All lines from the beginning of the listing through the line with "Chart.register(...registerables);" are to be copied word for word; the pictures are not.

--- start of Given records ---

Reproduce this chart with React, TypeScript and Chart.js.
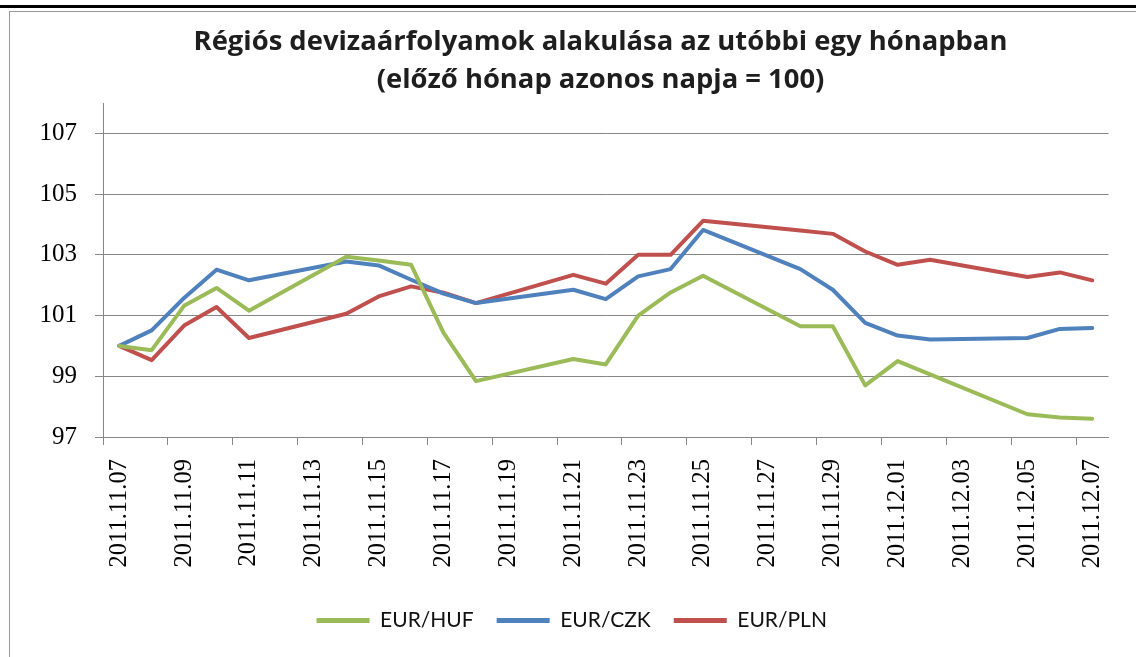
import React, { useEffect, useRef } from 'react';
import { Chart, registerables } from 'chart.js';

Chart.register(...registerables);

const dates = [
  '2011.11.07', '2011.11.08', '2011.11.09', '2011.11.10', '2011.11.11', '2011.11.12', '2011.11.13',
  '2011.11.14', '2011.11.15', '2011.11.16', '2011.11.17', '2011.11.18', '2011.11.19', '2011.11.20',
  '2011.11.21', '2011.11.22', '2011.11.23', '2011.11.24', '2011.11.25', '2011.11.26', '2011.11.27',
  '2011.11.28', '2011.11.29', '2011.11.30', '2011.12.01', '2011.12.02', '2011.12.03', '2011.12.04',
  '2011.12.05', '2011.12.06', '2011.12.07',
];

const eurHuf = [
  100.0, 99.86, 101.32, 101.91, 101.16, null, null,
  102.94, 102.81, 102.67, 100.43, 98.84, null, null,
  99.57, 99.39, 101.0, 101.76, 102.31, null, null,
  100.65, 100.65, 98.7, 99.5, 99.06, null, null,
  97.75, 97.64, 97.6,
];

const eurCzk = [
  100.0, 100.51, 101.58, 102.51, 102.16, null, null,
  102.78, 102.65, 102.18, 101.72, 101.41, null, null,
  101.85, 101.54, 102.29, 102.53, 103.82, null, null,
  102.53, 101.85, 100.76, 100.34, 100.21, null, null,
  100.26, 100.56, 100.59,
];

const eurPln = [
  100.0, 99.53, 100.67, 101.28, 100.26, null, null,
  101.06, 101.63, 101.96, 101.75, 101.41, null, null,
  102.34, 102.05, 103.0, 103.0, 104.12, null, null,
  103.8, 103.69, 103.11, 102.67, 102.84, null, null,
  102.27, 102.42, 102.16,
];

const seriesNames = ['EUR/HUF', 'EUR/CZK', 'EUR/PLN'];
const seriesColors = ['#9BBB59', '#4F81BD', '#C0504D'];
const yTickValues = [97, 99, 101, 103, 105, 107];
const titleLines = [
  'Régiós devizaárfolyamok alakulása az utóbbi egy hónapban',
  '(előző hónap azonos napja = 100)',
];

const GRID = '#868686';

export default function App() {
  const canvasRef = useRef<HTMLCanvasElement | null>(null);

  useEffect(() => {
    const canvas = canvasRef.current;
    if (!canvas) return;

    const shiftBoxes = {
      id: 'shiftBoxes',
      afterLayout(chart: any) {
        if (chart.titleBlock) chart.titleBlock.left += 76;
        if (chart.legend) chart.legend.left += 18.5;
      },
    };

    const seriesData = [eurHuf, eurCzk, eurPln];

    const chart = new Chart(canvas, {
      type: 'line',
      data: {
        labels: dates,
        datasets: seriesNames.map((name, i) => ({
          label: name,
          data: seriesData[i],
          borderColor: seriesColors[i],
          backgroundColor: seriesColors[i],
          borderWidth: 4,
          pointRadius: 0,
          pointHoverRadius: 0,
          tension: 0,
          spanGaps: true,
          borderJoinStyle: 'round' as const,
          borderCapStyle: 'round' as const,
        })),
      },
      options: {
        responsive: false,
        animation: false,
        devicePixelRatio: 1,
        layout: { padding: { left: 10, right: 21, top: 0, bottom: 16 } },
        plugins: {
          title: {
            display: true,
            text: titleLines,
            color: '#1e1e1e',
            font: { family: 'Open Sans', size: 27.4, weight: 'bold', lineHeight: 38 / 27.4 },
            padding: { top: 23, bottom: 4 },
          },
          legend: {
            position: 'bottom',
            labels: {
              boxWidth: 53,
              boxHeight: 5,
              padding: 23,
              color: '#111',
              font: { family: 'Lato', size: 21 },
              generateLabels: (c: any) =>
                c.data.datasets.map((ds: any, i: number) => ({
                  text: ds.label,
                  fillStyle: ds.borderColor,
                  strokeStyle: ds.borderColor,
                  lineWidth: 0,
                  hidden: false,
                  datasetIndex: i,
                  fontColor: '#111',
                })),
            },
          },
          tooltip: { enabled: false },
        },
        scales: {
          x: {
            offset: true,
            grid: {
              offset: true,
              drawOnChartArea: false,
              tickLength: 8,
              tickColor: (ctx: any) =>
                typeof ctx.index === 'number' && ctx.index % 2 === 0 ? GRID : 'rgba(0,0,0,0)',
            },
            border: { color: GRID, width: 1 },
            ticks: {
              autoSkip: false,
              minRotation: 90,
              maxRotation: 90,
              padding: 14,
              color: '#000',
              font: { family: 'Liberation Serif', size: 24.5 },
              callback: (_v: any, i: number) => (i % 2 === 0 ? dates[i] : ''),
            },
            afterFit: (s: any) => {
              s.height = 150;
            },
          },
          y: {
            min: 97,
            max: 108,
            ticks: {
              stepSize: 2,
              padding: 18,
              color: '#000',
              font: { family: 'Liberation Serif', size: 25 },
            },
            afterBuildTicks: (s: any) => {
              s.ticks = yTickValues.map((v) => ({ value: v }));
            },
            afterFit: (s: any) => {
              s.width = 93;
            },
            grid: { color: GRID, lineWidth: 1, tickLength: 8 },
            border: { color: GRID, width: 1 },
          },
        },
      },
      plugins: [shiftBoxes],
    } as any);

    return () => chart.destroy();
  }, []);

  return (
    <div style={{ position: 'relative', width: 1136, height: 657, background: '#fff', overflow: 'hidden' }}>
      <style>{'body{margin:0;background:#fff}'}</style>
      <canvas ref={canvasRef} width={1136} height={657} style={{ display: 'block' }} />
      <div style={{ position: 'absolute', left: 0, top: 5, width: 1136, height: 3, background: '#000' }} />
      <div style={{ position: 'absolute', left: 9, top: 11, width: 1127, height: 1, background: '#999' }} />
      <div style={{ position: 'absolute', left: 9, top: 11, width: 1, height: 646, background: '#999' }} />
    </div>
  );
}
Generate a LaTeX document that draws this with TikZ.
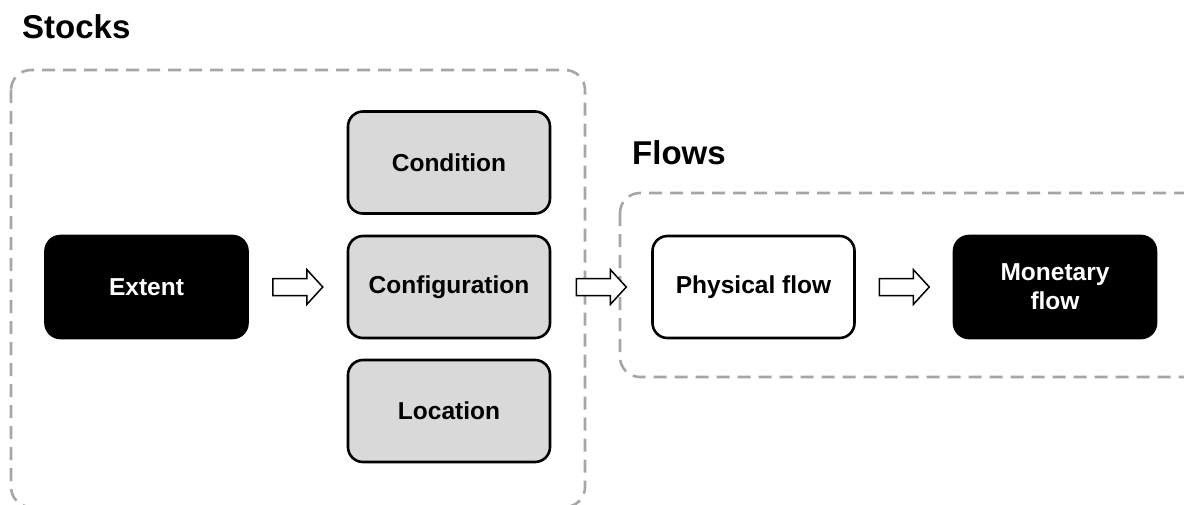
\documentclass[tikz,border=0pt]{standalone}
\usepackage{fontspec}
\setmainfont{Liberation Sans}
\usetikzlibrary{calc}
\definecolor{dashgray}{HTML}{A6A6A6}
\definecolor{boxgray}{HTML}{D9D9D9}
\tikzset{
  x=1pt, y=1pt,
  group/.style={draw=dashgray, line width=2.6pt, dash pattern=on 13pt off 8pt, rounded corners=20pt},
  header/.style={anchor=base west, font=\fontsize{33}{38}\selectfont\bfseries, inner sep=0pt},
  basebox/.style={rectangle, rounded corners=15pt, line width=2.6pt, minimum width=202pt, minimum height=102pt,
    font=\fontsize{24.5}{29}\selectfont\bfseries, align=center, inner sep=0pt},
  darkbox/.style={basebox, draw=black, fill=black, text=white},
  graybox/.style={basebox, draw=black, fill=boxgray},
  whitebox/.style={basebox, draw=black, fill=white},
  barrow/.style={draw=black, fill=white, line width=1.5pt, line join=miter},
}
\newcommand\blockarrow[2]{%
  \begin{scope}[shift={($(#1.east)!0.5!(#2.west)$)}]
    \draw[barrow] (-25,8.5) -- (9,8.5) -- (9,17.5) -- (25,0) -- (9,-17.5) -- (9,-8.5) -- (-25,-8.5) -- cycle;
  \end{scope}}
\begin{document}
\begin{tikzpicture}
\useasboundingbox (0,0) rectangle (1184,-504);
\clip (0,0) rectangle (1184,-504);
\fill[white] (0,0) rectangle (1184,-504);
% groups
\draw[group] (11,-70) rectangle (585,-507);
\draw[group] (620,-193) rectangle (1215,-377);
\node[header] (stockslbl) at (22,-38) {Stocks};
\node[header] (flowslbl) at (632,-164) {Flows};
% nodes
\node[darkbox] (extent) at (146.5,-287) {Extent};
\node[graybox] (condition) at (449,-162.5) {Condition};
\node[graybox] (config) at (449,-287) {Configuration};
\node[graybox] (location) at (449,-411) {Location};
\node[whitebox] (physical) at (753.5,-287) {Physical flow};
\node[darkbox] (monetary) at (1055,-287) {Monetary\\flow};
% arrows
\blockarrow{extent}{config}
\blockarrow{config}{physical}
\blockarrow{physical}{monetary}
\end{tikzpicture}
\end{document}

--- end of Given records ---

**Solution below**.
Reproduce this chart with React, TypeScript and Chart.js.
import React, { useEffect, useRef } from 'react';
import { Chart, registerables } from 'chart.js';

Chart.register(...registerables);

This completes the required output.